= ALCS transaction monitor =

IBM mainframe application server

ALCS, which stands for Airline Control System, is an application server that provides industrial-strength, online transaction management for mission-critical applications.

ALCS is a transaction processing monitor for the IBM System/360, System/370, System/390, and IBM Z mainframes. It is a variant of TPF specially designed to provide all the benefits of TPF (very high speed, high volume, and high availability in transaction processing) but with the advantages such as easier integration into the data center offered by running on a standard IBM operating system platform.

Like TPF, it is primarily used in the airline, hotel, and banking industries.

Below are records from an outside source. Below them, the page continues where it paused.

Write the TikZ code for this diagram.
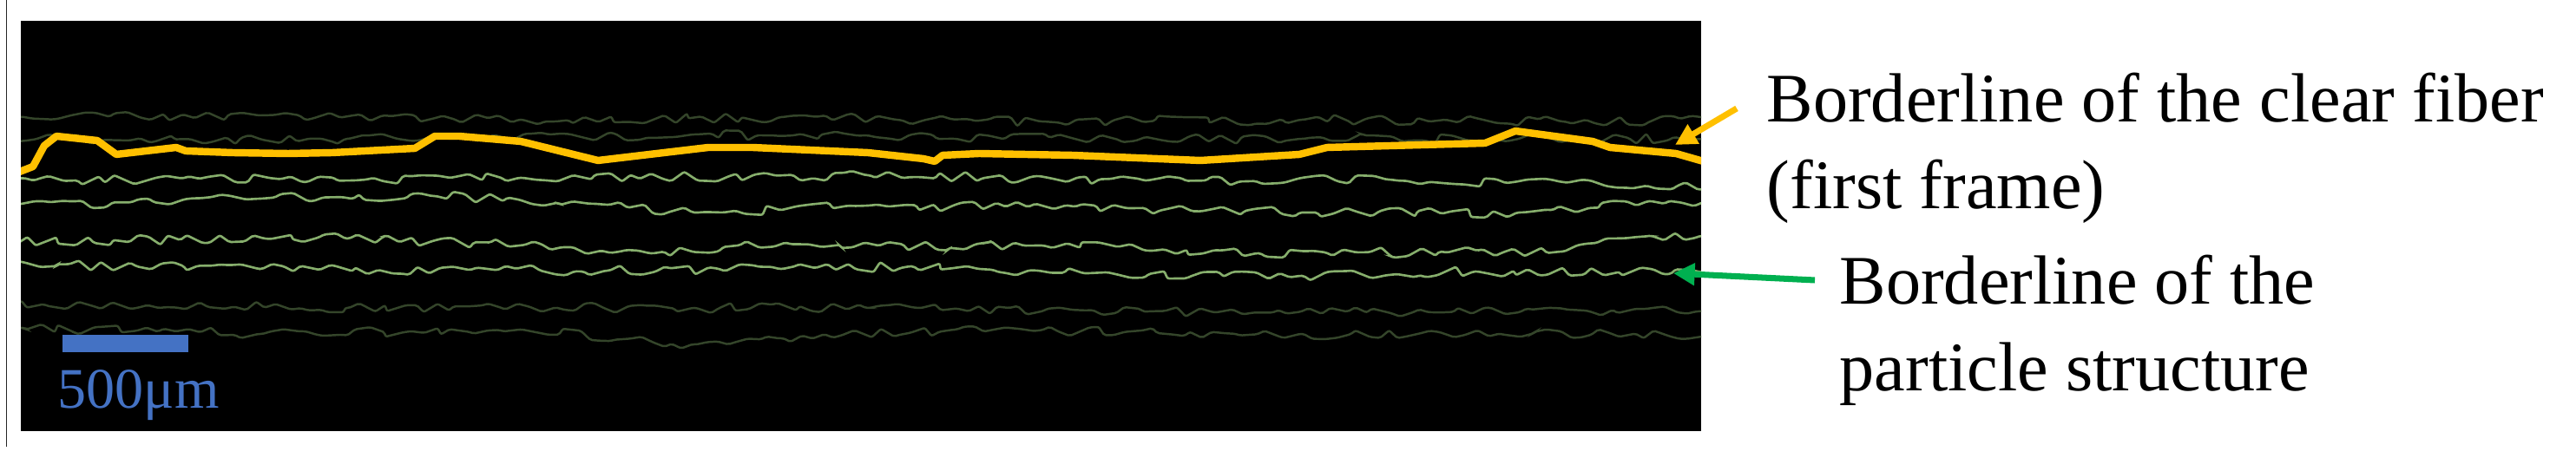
\documentclass[tikz,border=0pt]{standalone}
\usepackage{fontspec}
\setmainfont{Liberation Serif}
\usetikzlibrary{arrows.meta,decorations.pathmorphing}
\definecolor{fibery}{HTML}{FFC000}
\definecolor{brightg}{HTML}{86AE6C}
\definecolor{dimg}{HTML}{34452A}
\definecolor{arrowg}{HTML}{00B050}
\definecolor{barblue}{HTML}{4472C4}
\tikzset{
  noisy/.style={decorate,decoration={random steps,segment length=3.5pt,amplitude=1.7pt},rounded corners=0.6pt},
  brightline/.style={noisy,draw=brightg,line width=0.75pt},
  dimline/.style={noisy,draw=dimg,line width=0.7pt},
  fiberline/.style={draw=fibery,line width=2.4pt,line join=round},
  callout/.style={line width=2pt,-{Triangle[length=7pt,width=7pt]}},
  label/.style={font=\fontsize{22.8pt}{28.45pt}\selectfont,anchor=base west,inner sep=0pt,align=left},
}
\begin{document}
\begin{tikzpicture}[x=0.01cm,y=-0.01cm]
\useasboundingbox (0,0) rectangle (2968,528);
\fill[white] (0,0) rectangle (2968,528);
\draw[black!85,line width=0.45pt] (7.6,0) -- (7.6,515);
\fill[black] (24,24) rectangle (1960,497);
\begin{scope}
\clip (24,24) rectangle (1960,497);
\pgfmathsetseed{11}
\path[dimline] (10,135) -- (300,133) -- (600,138) -- (900,135) -- (1200,140) -- (1500,138) -- (1800,140) -- (1975,138);
\pgfmathsetseed{23}
\path[dimline] (10,160) -- (400,160) -- (800,155) -- (1100,160) -- (1500,160) -- (1975,160);
\pgfmathsetseed{37}
\path[brightline] (10,208) -- (600,205) -- (1000,202) -- (1320,208) -- (1600,207) -- (1975,215);
\pgfmathsetseed{41}
\path[brightline] (10,238) -- (300,229) -- (500,226) -- (700,236) -- (800,245) -- (1000,237) -- (1300,240) -- (1500,245) -- (1750,245) -- (1900,232) -- (1975,233);
\pgfmathsetseed{53}
\path[brightline] (10,278) -- (400,275) -- (650,285) -- (750,292) -- (850,283) -- (1200,283) -- (1450,292) -- (1800,290) -- (1900,272) -- (1975,272);
\pgfmathsetseed{67}
\path[brightline] (10,305) -- (300,310) -- (700,312) -- (900,310) -- (1050,307) -- (1250,315) -- (1500,318) -- (1700,313) -- (1975,315);
\pgfmathsetseed{71}
\path[dimline] (10,350) -- (400,355) -- (800,355) -- (1000,355) -- (1400,360) -- (1975,358);
\pgfmathsetseed{89}
\path[dimline] (10,378) -- (300,385) -- (600,380) -- (800,397) -- (900,390) -- (1100,380) -- (1500,385) -- (1975,385);
\draw[fiberline] (20,199) -- (38,192) -- (51,168) -- (65,157) -- (112,162) -- (134,178) -- (203,170) -- (214,174) -- (268,176) -- (332,177) -- (383,176) -- (478,171) -- (501,157) -- (529,157) -- (600,163) -- (689,185) -- (816,170) -- (867,170) -- (1000,176) -- (1064,183) -- (1077,186) -- (1086,179) -- (1128,177) -- (1236,179) -- (1383,185) -- (1497,178) -- (1529,170) -- (1711,165) -- (1746,151) -- (1835,163) -- (1855,170) -- (1931,177) -- (1966,187);
\end{scope}
\fill[barblue] (72,386) rectangle (217,406);
\node[anchor=base west,inner sep=0pt,text=barblue,font=\fontsize{18.8pt}{22pt}\selectfont] (scale) at (66,471) {500μm};
\node[label] (fiber) at (2035,241) {Borderline of the clear fiber\\(first frame)};
\node[label] (particle) at (2119,451) {Borderline of the\\particle structure};
\coordinate (fibtail) at (2001,125);
\coordinate (fibtip) at (1930,167);
\coordinate (parttail) at (2091,323);
\coordinate (parttip) at (1928,315);
\draw[callout,fibery] (fibtail) -- (fibtip);
\draw[callout,arrowg] (parttail) -- (parttip);
\end{tikzpicture}
\end{document}
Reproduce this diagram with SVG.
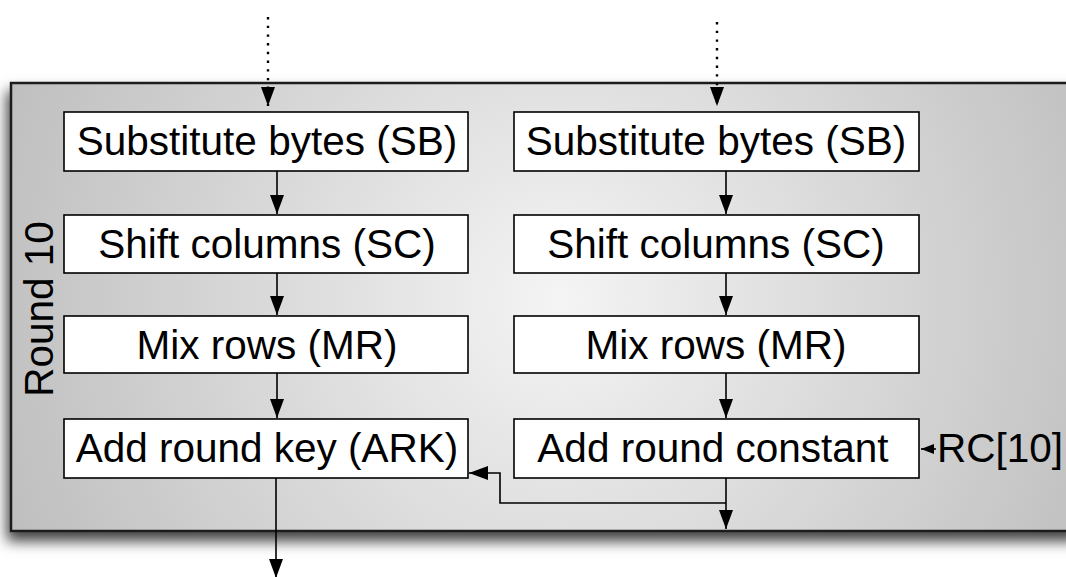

Whereas TPF runs as a stand-alone OS, ALCS is designed to run as an application on top of MVS/OS/390/z/OS. However, the API it provides to applications is very similar to that on TPF, so applications written for TPF can run on ALCS with minimal modifications: typically fewer modifications than are required to move from one release of TPF to another. ALCS 2.3.1 runs on OS/390 2.10 and z/OS. ALCS 2.4.1 was released in June 2008.

Because it runs under standard IBM operating systems, it can easily leverage other developments or enhancements on those platforms. For example, to enable MQSeries for TPF required the porting, modification, and authoring of large volumes of code. To enable this on ALCS, only an interface to the MQ product on z/OS needed to be written. And any enhancements made to MQ Series on z/OS by the MQ team are available without any additional work on the part of the ALCS development team. This also applies to TCP/IP, Db2, VTAM, to a certain extent language support and even basic disk I/O.